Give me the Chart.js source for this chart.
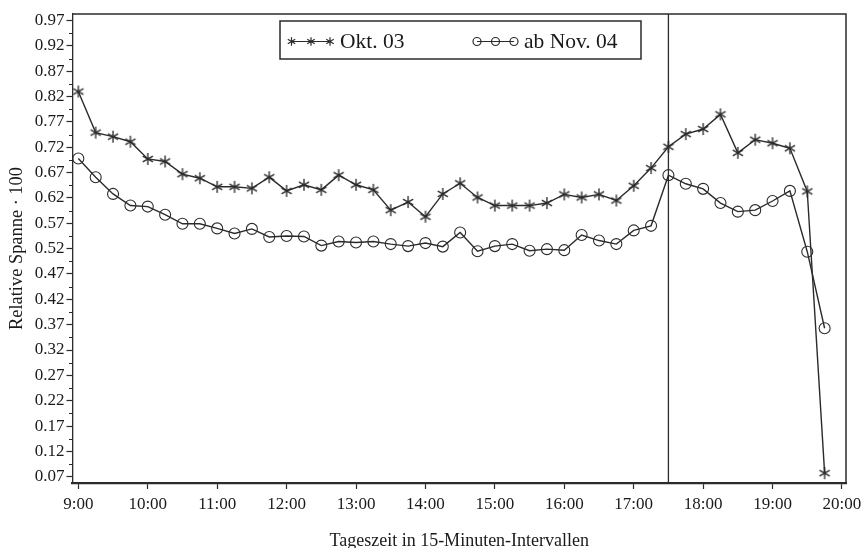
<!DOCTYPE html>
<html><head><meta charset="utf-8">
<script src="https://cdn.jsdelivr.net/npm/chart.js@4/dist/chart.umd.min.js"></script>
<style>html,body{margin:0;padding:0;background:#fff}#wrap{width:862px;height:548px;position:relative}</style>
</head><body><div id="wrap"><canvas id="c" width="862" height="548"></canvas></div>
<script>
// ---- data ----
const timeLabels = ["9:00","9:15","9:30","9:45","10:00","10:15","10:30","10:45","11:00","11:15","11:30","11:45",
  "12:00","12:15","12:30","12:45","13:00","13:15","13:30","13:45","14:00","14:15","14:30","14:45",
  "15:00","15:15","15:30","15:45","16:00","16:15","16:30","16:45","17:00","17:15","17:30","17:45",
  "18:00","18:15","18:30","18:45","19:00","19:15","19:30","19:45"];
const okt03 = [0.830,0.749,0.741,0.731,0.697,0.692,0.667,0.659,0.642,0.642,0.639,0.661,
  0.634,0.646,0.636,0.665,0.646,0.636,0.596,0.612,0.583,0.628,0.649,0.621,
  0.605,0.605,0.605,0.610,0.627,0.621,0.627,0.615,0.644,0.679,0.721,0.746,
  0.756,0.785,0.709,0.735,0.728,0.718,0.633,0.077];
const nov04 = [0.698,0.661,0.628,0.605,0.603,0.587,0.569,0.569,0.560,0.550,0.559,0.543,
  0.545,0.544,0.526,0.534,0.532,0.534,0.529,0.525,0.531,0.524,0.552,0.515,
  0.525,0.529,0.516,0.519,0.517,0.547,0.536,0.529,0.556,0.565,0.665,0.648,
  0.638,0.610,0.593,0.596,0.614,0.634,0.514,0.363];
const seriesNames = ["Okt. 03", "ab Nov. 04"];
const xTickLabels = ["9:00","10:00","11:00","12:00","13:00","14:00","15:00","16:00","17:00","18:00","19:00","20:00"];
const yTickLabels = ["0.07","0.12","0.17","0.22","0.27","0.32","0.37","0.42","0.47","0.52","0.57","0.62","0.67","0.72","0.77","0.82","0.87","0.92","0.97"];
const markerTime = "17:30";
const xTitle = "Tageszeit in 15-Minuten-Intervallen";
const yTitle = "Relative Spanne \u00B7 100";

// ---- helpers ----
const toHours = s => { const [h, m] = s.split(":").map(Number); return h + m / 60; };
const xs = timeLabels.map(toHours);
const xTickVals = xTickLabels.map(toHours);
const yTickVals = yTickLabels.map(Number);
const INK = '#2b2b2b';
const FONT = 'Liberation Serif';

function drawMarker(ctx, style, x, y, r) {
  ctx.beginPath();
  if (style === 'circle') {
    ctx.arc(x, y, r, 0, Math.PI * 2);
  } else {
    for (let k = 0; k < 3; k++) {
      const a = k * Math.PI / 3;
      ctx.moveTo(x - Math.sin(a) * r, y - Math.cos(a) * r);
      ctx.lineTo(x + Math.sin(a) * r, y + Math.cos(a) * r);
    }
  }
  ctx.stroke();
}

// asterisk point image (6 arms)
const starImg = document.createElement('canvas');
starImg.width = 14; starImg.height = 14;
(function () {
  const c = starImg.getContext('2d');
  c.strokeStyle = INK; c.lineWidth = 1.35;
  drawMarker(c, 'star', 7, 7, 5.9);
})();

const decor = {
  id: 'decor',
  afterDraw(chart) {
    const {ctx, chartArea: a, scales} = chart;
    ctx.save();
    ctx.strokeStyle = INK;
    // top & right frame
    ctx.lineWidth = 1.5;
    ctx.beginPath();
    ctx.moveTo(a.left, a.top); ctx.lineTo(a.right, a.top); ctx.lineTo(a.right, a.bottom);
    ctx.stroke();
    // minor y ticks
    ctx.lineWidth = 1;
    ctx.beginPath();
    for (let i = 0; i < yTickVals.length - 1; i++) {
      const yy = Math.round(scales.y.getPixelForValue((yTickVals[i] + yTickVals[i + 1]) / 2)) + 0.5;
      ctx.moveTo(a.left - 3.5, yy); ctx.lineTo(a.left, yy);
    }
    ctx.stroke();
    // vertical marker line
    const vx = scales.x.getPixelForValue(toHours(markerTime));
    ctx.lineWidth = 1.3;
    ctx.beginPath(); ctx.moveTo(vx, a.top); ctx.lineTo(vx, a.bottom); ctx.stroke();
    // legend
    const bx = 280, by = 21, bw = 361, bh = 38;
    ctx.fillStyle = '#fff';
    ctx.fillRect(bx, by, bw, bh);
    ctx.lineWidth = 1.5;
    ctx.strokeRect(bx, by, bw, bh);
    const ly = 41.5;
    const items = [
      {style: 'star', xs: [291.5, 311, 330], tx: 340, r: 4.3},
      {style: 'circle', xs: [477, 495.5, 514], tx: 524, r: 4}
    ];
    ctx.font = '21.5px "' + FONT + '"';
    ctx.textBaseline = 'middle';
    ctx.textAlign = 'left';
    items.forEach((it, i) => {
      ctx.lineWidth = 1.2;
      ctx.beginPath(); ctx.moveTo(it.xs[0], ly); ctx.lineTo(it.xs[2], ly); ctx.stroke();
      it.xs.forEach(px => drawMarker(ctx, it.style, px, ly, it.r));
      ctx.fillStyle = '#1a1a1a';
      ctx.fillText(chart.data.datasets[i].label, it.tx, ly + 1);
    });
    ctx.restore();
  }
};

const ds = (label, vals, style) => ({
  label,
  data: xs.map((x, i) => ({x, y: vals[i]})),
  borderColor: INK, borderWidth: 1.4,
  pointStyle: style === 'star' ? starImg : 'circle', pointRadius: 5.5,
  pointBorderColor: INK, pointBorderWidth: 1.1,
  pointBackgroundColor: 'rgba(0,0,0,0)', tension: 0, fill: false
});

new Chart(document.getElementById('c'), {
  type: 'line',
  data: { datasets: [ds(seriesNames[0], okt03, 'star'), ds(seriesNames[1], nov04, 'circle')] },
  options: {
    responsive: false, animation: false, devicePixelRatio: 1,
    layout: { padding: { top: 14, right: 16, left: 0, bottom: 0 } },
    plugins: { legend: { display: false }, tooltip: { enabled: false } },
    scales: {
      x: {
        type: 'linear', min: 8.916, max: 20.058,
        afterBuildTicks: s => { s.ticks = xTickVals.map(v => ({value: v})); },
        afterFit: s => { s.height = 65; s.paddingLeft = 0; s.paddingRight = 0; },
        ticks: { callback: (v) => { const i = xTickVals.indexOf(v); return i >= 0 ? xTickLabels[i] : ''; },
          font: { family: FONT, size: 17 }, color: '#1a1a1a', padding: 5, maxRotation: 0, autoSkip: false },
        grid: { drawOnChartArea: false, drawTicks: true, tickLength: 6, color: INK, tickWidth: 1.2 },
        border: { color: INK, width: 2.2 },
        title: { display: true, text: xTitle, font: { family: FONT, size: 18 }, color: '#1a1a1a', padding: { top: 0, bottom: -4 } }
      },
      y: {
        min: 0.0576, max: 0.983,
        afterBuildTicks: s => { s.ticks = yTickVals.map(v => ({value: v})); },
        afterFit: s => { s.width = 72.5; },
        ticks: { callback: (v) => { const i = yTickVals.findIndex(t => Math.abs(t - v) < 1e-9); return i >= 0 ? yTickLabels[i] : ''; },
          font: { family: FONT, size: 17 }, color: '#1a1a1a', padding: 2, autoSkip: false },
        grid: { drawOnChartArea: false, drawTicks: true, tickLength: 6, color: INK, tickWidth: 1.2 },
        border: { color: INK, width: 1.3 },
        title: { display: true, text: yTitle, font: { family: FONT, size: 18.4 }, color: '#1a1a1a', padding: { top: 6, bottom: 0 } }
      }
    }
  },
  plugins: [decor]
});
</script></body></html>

DO THIS: Repeat the listing above from its first line through the line that contains "const FONT = 'Liberation Serif';", both included, and nothing more. Drop the pictures.

SOLUTION:
Give me the Chart.js source for this chart.
<!DOCTYPE html>
<html><head><meta charset="utf-8">
<script src="https://cdn.jsdelivr.net/npm/chart.js@4/dist/chart.umd.min.js"></script>
<style>html,body{margin:0;padding:0;background:#fff}#wrap{width:862px;height:548px;position:relative}</style>
</head><body><div id="wrap"><canvas id="c" width="862" height="548"></canvas></div>
<script>
// ---- data ----
const timeLabels = ["9:00","9:15","9:30","9:45","10:00","10:15","10:30","10:45","11:00","11:15","11:30","11:45",
  "12:00","12:15","12:30","12:45","13:00","13:15","13:30","13:45","14:00","14:15","14:30","14:45",
  "15:00","15:15","15:30","15:45","16:00","16:15","16:30","16:45","17:00","17:15","17:30","17:45",
  "18:00","18:15","18:30","18:45","19:00","19:15","19:30","19:45"];
const okt03 = [0.830,0.749,0.741,0.731,0.697,0.692,0.667,0.659,0.642,0.642,0.639,0.661,
  0.634,0.646,0.636,0.665,0.646,0.636,0.596,0.612,0.583,0.628,0.649,0.621,
  0.605,0.605,0.605,0.610,0.627,0.621,0.627,0.615,0.644,0.679,0.721,0.746,
  0.756,0.785,0.709,0.735,0.728,0.718,0.633,0.077];
const nov04 = [0.698,0.661,0.628,0.605,0.603,0.587,0.569,0.569,0.560,0.550,0.559,0.543,
  0.545,0.544,0.526,0.534,0.532,0.534,0.529,0.525,0.531,0.524,0.552,0.515,
  0.525,0.529,0.516,0.519,0.517,0.547,0.536,0.529,0.556,0.565,0.665,0.648,
  0.638,0.610,0.593,0.596,0.614,0.634,0.514,0.363];
const seriesNames = ["Okt. 03", "ab Nov. 04"];
const xTickLabels = ["9:00","10:00","11:00","12:00","13:00","14:00","15:00","16:00","17:00","18:00","19:00","20:00"];
const yTickLabels = ["0.07","0.12","0.17","0.22","0.27","0.32","0.37","0.42","0.47","0.52","0.57","0.62","0.67","0.72","0.77","0.82","0.87","0.92","0.97"];
const markerTime = "17:30";
const xTitle = "Tageszeit in 15-Minuten-Intervallen";
const yTitle = "Relative Spanne \u00B7 100";

// ---- helpers ----
const toHours = s => { const [h, m] = s.split(":").map(Number); return h + m / 60; };
const xs = timeLabels.map(toHours);
const xTickVals = xTickLabels.map(toHours);
const yTickVals = yTickLabels.map(Number);
const INK = '#2b2b2b';
const FONT = 'Liberation Serif';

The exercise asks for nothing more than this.